El desprecio
El protagonista (interpretado por el notable actor Rafael Spregelburd) no es un buen crítico de cine, sino que representa a lo peor de su especie. Es uno de esos prestigiosos criticoides que, lejos de informar, analizar o plantear una opinión justificada, dictamina, despliega veredictos. Como toda caricatura, tiene mucho que ver con algunos ejemplares reales que pueden encontrarse de vez en cuando, pero durante su primera mitad esta película construye un personaje detestable, precisamente resaltando estas características del estereotipo del cinéfilo amargado; un tipo que se refugia en sus amados clásicos y desprecia a todas y cada una de las películas que le toca ver en las funciones privadas. El personaje cree ingenuamente que puede utilizar diálogos del cine de Jean-Luc Godard para ciertas situaciones de la vida real y, como no puede ser de otro modo, fracasa estrepitosamente en el intento. Para despuntar este perfil desagradable, utiliza un software que escribe por él, con frases ya hechas, intercambiables y utilizadas según la ocasión.
De todas maneras y a pesar de lo que pueda pensarse, el libreto se las ingenia para generar empatía por un personaje que esconde amarguras recónditas, que se esfuerza por caer bien a pesar de él mismo y que descubre una chica que le corresponde (Dolores Fonzi) sin entender realmente qué es lo que ve en él. Una escena en que ambos están juntos en su apartamento y en la que él se mira en el espejo con una mueca, para después moverlo y poder verla solo a ella, describe sin necesidad de palabras a un personaje plenamente disconforme consigo mismo y su imagen.

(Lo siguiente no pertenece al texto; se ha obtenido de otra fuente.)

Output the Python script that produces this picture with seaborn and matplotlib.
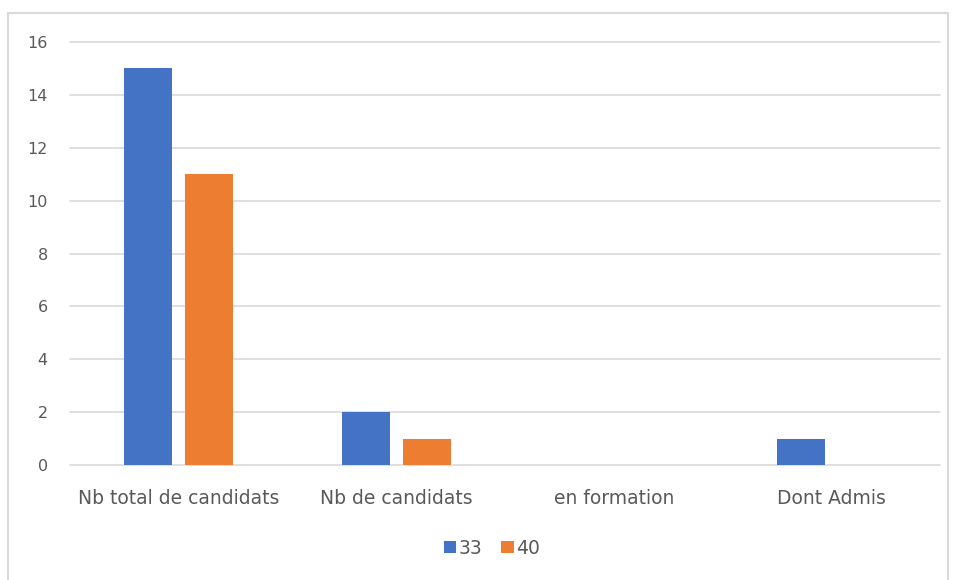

Pero quizá uno de los puntos más interesantes de esta película es que ya expone su propia crítica. Deja planteada, con mucha gracia, la forma más burda y obvia en la que suele criticarse a las comedias románticas, señalando todos los clichés y lugares comunes, los golpes bajos y la forma de manipular a la audiencia para lograr emociones y lágrimas fáciles. Y luego de eso, utiliza esos mismos clichés. Y lo más curioso es que lo hace bien, logrando los efectos buscados, de algún modo reivindicando los lugares comunes tan criticados. Por alguna razón existen los clichés, pareciera decir el director debutante Hernán Guerschuny (antes director de la revista Haciendo Cine) porque funcionan, porque tocan fibras inconscientes; porque la audiencia, a pesar de ya conocer sus mecanismos, su despliegue y su sucesión, sigue reaccionando ante ellos de la forma esperada. El "chico conoce chica" es la fórmula más vieja del mundo, pero la gente gusta de ver una y otra vez esta clase de historias y sus variaciones.
Cerca del final se plantea una inteligente reflexión, de esas que nos llevamos a casa. Como en Melinda y Melinda de Woody Allen se propone una encrucijada sobre cómo deben ser los desenlaces en estos planteos románticos, un final triste o un final alegre determinarán si lo que estamos viendo es un drama o una comedia, y qué parte de la audiencia se verá decepcionada o conforme. La solución de Guerschuny, sin caer en lo uno ni en lo otro, es plantear uno de esos finales abiertos que quedan picando, de esos que otorgan al espectador la valiosa oportunidad de reflexionar al respecto, y completarlo a su manera.